HER HONOUR: Is that right, Mr Kennett? This is where the reasons seem to me to become critical.
MR KENNETT: Your Honour, that may be right. As I understand it, he can apply for a bridging visa at the end of his sentence.
MR BRERETON: No, only a protection visa.
HER HONOUR: What I shall do is this. Mr Brereton has to leave. You say 8 December?
MR BRERETON: Yes, your Honour.
HER HONOUR: I will leave it to the parties to discuss this matter in the next 10 days and if it cannot be resolved, I will hear Mr Brereton as to the impact of 501G in relation to what should happen to Mr Palme. Do you follow what I mean by that?
MR BRERETON: Yes, your Honour. What I was really raising with your Honour was whether such request could be made of the Registry as might be appropriate to give the matter such expedition as it can.
HER HONOUR: There are dozens of these matters. When I say dozens - everybody.

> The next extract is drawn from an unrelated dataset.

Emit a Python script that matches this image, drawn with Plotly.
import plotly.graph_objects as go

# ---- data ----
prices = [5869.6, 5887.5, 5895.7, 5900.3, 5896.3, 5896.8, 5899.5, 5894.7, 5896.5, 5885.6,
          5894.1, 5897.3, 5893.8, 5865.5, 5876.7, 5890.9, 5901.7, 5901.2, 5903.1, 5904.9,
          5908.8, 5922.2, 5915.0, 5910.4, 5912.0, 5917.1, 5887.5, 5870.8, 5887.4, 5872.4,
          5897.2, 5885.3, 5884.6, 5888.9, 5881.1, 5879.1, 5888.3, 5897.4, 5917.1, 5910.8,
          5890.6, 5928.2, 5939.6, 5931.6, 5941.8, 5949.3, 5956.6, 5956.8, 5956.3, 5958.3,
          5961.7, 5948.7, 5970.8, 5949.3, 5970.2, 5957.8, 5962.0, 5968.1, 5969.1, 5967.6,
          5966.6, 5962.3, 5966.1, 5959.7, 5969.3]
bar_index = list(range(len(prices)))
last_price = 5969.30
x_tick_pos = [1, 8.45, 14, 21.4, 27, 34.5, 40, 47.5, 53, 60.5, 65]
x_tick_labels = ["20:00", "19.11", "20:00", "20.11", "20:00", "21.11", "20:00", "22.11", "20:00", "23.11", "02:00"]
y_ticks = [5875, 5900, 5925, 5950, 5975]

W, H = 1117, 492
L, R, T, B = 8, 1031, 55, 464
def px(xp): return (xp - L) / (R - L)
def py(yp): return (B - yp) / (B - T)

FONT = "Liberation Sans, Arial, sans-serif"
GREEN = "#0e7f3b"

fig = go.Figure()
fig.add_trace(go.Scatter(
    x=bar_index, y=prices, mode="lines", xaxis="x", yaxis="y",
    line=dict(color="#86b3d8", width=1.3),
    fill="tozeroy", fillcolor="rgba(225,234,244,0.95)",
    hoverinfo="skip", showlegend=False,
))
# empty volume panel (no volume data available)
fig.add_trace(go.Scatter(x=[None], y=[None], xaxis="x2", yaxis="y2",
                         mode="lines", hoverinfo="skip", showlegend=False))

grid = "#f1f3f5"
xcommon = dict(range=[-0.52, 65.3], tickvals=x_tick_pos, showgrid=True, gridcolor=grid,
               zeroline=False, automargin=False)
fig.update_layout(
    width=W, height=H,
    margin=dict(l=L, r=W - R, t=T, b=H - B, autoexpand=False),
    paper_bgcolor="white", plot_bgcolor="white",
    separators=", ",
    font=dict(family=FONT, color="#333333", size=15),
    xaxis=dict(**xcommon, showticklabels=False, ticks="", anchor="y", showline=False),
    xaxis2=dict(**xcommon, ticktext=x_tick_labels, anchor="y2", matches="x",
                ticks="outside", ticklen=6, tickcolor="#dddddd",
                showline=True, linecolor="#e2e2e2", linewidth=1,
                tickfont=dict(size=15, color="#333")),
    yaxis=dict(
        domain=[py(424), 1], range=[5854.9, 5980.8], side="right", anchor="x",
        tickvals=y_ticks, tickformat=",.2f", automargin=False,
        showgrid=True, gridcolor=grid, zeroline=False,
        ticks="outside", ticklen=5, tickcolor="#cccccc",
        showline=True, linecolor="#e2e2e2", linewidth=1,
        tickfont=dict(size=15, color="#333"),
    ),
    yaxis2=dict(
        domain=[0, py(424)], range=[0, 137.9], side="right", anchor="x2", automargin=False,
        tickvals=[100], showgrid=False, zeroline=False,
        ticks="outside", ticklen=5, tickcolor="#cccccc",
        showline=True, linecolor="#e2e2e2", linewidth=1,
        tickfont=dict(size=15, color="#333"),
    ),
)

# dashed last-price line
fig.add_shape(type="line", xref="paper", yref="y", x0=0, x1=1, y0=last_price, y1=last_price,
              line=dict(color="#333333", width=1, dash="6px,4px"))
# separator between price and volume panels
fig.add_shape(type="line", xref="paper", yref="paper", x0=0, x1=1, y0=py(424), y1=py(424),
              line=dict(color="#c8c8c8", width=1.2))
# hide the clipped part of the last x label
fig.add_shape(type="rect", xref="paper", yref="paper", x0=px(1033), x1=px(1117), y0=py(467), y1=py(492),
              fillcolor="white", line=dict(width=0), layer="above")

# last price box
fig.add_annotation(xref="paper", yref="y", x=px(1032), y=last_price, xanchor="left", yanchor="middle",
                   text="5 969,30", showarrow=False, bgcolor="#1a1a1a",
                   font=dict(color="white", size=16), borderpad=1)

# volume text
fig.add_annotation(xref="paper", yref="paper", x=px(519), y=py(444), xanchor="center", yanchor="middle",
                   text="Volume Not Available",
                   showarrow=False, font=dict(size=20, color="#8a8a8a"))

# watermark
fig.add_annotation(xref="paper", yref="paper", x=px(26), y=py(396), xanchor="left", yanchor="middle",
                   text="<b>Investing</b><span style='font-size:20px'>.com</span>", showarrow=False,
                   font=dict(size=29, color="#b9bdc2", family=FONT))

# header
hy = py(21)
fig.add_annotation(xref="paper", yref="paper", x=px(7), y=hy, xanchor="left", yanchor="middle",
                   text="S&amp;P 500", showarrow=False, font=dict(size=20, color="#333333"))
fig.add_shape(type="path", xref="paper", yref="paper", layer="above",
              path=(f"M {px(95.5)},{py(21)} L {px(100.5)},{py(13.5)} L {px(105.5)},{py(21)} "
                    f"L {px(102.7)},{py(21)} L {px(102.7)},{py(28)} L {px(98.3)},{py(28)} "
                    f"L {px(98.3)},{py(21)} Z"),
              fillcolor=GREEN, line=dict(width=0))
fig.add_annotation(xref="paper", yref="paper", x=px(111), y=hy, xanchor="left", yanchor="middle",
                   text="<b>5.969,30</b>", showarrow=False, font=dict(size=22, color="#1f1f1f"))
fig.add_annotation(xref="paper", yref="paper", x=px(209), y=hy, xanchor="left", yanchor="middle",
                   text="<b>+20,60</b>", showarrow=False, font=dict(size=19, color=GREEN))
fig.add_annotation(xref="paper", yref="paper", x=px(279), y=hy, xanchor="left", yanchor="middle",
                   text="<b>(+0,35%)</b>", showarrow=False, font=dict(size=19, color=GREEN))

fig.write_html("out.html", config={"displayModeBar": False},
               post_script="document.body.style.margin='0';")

The need for expedition would not exist, would it, if we could be sure that this man would not be put in immigration detention?

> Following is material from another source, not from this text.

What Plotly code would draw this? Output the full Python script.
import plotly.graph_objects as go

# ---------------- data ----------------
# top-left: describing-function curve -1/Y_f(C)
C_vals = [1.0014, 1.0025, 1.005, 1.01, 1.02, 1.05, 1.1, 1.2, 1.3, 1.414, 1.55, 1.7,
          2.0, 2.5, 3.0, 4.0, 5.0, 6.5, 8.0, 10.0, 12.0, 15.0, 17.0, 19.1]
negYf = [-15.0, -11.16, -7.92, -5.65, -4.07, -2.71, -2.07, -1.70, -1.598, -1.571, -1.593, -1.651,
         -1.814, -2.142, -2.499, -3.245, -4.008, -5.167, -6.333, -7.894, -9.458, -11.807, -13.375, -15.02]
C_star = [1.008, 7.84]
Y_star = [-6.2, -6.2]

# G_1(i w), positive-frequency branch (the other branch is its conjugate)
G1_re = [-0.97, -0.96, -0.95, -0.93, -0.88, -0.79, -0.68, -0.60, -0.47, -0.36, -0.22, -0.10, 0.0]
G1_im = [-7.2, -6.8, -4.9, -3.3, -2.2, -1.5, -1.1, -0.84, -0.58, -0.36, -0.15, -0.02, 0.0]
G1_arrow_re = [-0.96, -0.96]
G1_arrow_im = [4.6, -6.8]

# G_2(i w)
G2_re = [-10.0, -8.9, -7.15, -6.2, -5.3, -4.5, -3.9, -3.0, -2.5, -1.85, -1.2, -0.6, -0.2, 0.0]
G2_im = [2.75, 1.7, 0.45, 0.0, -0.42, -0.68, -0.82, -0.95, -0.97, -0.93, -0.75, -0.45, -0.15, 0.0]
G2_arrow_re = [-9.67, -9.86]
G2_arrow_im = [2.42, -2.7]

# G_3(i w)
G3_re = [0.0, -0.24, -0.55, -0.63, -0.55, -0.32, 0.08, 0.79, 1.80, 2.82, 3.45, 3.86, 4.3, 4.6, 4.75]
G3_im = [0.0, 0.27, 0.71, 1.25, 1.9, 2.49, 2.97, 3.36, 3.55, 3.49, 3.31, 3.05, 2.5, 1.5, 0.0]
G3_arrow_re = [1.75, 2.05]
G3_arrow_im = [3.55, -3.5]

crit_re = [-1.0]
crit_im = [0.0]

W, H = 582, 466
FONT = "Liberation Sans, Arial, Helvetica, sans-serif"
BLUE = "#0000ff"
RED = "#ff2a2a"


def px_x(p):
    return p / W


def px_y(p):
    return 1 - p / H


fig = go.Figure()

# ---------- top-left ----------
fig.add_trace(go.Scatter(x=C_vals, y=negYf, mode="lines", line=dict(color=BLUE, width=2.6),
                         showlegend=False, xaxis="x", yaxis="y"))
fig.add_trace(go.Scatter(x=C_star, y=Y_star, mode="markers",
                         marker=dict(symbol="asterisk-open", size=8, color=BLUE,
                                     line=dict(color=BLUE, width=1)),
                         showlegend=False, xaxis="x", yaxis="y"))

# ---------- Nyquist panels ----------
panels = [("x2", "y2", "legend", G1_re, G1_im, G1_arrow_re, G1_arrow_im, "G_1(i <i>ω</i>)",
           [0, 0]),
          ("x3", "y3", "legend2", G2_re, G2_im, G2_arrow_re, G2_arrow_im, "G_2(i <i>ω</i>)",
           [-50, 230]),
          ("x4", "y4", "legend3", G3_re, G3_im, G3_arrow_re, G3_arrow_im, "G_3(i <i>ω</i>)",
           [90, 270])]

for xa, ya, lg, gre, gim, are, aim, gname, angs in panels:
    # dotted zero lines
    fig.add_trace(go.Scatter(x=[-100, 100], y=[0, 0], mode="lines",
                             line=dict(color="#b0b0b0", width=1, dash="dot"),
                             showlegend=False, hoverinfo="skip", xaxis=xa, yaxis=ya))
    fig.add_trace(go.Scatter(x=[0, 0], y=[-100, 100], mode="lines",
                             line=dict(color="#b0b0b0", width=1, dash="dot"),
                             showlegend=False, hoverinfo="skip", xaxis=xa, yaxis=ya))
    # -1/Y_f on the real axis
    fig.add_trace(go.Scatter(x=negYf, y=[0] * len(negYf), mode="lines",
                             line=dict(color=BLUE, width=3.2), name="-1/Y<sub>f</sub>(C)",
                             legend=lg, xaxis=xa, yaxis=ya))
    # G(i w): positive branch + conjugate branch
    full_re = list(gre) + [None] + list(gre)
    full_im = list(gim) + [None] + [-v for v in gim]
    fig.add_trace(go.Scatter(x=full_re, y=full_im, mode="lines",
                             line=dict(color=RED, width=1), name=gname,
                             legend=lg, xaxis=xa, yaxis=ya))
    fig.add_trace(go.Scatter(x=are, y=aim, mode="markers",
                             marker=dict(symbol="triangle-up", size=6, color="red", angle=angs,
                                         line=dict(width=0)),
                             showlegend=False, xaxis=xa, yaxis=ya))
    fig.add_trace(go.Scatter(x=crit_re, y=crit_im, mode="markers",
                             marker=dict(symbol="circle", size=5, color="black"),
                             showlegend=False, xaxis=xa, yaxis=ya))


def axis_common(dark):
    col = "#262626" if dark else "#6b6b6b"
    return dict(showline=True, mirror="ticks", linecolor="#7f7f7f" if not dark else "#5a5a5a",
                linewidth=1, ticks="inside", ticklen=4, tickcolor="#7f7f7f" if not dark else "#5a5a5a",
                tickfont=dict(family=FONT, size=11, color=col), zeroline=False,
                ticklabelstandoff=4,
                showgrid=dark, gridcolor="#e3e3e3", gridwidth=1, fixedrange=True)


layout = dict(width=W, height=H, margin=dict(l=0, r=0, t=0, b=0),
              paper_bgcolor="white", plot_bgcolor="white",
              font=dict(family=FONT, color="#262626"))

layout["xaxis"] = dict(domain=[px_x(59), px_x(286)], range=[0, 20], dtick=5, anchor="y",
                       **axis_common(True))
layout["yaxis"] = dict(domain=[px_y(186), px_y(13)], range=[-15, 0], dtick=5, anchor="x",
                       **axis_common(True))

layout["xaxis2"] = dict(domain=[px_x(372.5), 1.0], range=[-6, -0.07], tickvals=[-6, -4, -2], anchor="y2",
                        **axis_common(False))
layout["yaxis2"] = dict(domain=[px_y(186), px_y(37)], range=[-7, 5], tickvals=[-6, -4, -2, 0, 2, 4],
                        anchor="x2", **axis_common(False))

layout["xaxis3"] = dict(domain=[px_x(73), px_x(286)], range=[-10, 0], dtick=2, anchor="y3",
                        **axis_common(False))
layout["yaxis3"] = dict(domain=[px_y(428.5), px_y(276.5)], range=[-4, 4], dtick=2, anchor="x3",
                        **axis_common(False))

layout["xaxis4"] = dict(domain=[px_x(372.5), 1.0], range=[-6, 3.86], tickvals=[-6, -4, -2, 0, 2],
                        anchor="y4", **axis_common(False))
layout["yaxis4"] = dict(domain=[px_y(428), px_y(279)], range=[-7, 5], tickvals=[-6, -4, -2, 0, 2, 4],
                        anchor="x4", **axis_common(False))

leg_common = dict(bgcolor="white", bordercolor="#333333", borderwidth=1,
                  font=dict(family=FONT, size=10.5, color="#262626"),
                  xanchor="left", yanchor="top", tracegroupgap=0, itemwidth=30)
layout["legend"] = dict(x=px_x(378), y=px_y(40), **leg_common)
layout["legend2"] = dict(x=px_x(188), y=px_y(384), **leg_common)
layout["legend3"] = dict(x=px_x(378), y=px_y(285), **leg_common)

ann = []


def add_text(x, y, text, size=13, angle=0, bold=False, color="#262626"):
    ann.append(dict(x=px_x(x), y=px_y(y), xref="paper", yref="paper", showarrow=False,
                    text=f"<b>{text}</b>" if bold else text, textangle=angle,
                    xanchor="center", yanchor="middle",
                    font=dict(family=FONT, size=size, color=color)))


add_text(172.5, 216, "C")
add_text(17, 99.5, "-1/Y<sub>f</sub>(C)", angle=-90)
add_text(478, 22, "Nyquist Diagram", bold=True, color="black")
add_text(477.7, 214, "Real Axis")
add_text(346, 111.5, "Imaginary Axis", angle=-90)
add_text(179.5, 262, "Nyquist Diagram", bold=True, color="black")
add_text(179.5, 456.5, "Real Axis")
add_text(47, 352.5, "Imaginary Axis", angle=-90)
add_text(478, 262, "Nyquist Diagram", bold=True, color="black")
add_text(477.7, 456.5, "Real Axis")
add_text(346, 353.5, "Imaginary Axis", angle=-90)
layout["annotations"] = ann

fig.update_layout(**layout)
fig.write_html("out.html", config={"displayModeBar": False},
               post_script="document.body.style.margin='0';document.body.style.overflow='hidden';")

MR BRERETON: Yes, your Honour. We will discuss that over the next week and come back in 10 days if we have to.
HER HONOUR: That is the simple point, is it not? What would happen if I were to stay any action on the decision, which has also occurred in relation to 75(v) remedies before? You say it is the operation of the Act that comes into play?
MR BRERETON: My concern is it is the operation of the Act which requires him to be kept in custody. Your Honour, why do not my learned friend and I discuss that over the next week and if we need to make a further application, we shall.
HER HONOUR: We will make it 9.30 on 11 November. I will relist the matter on 11 November to see how matters are proceeding. Otherwise there will be a grant of an order nisi and I will certify for the attendance of counsel. If need be, Mr Brereton can make such further application as he requires on 11 November. If you want the matter to be expedited, then I suggest you get the application books prepared very quickly. Your place in the list will ordinarily depend on that anyway. I presume the Commonwealth will co-operate in that regard.
MR BRERETON: Thank you very much indeed, your Honour. May it please the Court.